Silver or Grey Separations – Seeking to Reconcile
There’s no question that older adults after decades of marriage are saying “enough!” The oft-reported statistics, locally and internationally, show that this demographic group of Baby Boomers (you know who you are!) have the highest rate of separation and divorce.
While it may be shocking to think of a couple who’s seen as the pillar of the community or the grandparents of the neighbourhood separating, they are just like everyone else. If the relationship is no longer working for either of them, it may be time to move on. Or not?
Is there a subtle new trend underfoot?
The darnedest habits get in the way
Clients offer varied answers to the question: Why the decision to separate at this time? The responses often do not reflect an event that occurred recently. No, it’s often a long list of irritating habits building up over the years.
The lyrics Gershwin brothers wrote for their song They Can’t Take that Away from Me offers a list of enduring traits lovingly held sacred by the romantic left behind:
The way you sip your tea / … The way you sing off-key /
The way you haunt my dream/…
The way you hold your knife /… The way you changed my life
Lucky for the romantic who cherishes these sweet little peculiarities. Not so enduring for the other spouse who finds these habits annoying and irritating. No amount of nagging could change the tea slurping or the squeaky singing in the car on the way to visit the grandchildren. Label them the last straw after decades together. The clients in my family law office have decided to call it quits.

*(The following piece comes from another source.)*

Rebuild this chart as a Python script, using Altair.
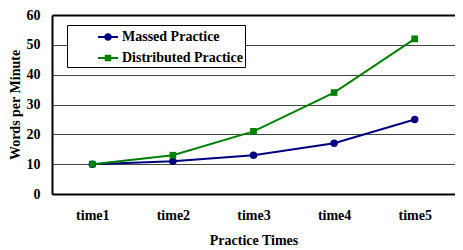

It’s a forest and trees problem
As the person outside the relationship who doesn’t know what’s going on, the question from the Y Generation is “Really?! That’s it? That’s why you’re separating?”
Wait a minute. Let’s have a conversation first. Maybe that conversation is with the lawyer, maybe the lawyer and a family specialist, or maybe alone with a family counsellor.

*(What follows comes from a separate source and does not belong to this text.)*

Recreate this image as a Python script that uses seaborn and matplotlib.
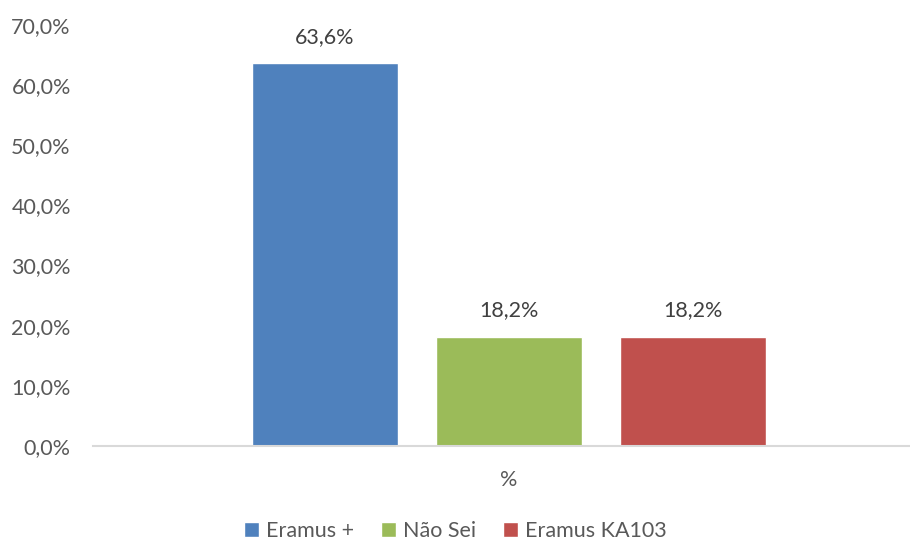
import pandas as pd
import matplotlib.pyplot as plt
import seaborn as sns
from matplotlib.ticker import FuncFormatter, MultipleLocator

# Data
series = ['Eramus +', 'Não Sei', 'Eramus KA103']
values = [63.6, 18.2, 18.2]
category = ['%', '%', '%']
colors = ['#4F81BD', '#9BBB59', '#C0504D']

df = pd.DataFrame({'cat': category, 'serie': series, 'valor': values})

sns.set_style("white")
plt.rcParams['font.family'] = ['Lato', 'DejaVu Sans']

fig = plt.figure(figsize=(9.1, 5.41), dpi=100)
ax = fig.add_axes([93 / 910, 1 - 446 / 541, 1 - 93 / 910, (446 - 25) / 541])

sns.barplot(data=df, x='cat', y='valor', hue='serie', hue_order=series,
            palette=colors, width=0.663, gap=0.207, saturation=1, ax=ax)

ax.set_ylim(0, 70)
ax.set_xlim(-0.5, 0.482)
ax.yaxis.set_major_locator(MultipleLocator(10))
ax.yaxis.set_major_formatter(FuncFormatter(lambda v, p: f"{v:.1f}%".replace('.', ',')))
ax.tick_params(axis='y', labelsize=15.5, labelcolor='#595959', length=0, pad=16)
ax.tick_params(axis='x', labelsize=15.5, labelcolor='#595959', length=0, pad=17)
ax.set_xlabel('')
ax.set_ylabel('')

for s in ['top', 'right', 'left']:
    ax.spines[s].set_visible(False)
ax.spines['bottom'].set_color('#D9D9D9')
ax.spines['bottom'].set_linewidth(1.5)

for cont in ax.containers:
    ax.bar_label(cont, labels=[f"{v:.1f}%".replace('.', ',') for v in cont.datavalues],
                 padding=12, fontsize=15.5, color='#404040')

ax.legend(loc='center', bbox_to_anchor=(0.5, 10 / 541), bbox_transform=fig.transFigure,
          ncol=3, frameon=False, fontsize=15.5, labelcolor='#595959',
          handlelength=0.72, handleheight=0.72, handletextpad=0.3, columnspacing=1.25)

fig.savefig('out.png', dpi=100)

When the list of transgressions is read aloud – well, sometimes even the reader is blushing with embarrassment. After 35 years of marriage, it’s the dirty cereal bowl left on the table or at the side of the sink but never in the sink with some water splashed in. Expecting it to be washed and dried is just not part of the conversation. And then there’s the issue with the toothpaste, the socks…and well you know what’s coming next.
What if the conversation between the spouses included drafting a list of all the grievances held by both spouses. They then focused only on future solutions, not a rehashing of decades-old stories? Here are a few to start with:
- If the clients are both retired, what occupies their time alone and their time together?
- If both are working in the family business, can their schedules be arranged so personal contact can be reduced from 24 / 7?
- If there are surplus funds tied up, is it possible to untie some?
- Has a financial planner been consulted to look at the actual needs, desired luxuries and a new big picture instead of just the day to day living expenses?
- Would a regular cleaning person help relieve some of the cleaning chores?
- As odd as it may sound, would separate bedrooms allow both spouses to get a good night’s sleep?
Could Reconciliation be a Possibility?
Of course, it would be absolutely naïve to expect that all family law matters will result in reconciliation by asking a few questions. Some spouses have given up on their marriage and want to live the next chapters of their lives alone to pursue their dreams and whittle down their ‘bucket list’.
Others are sitting on the fence. There is some doubt in their minds about taking the leap back into singlehood. What would be the harm to spend an afternoon exploring new ideas under the guidance of someone who knows something they don’t? Maybe a couple of hours could be worthwhile sitting together with an impartial financial planner who knows about spreadsheets, and projections, and a different allocation of resources.
Asking the questions and working hard to see IF maybe reconciliation could work, would a life- long investment in each other be worth saving? Some of my clients are saying yes, they want to give it a try. And a small number (3% exactly) are thrilled that they did.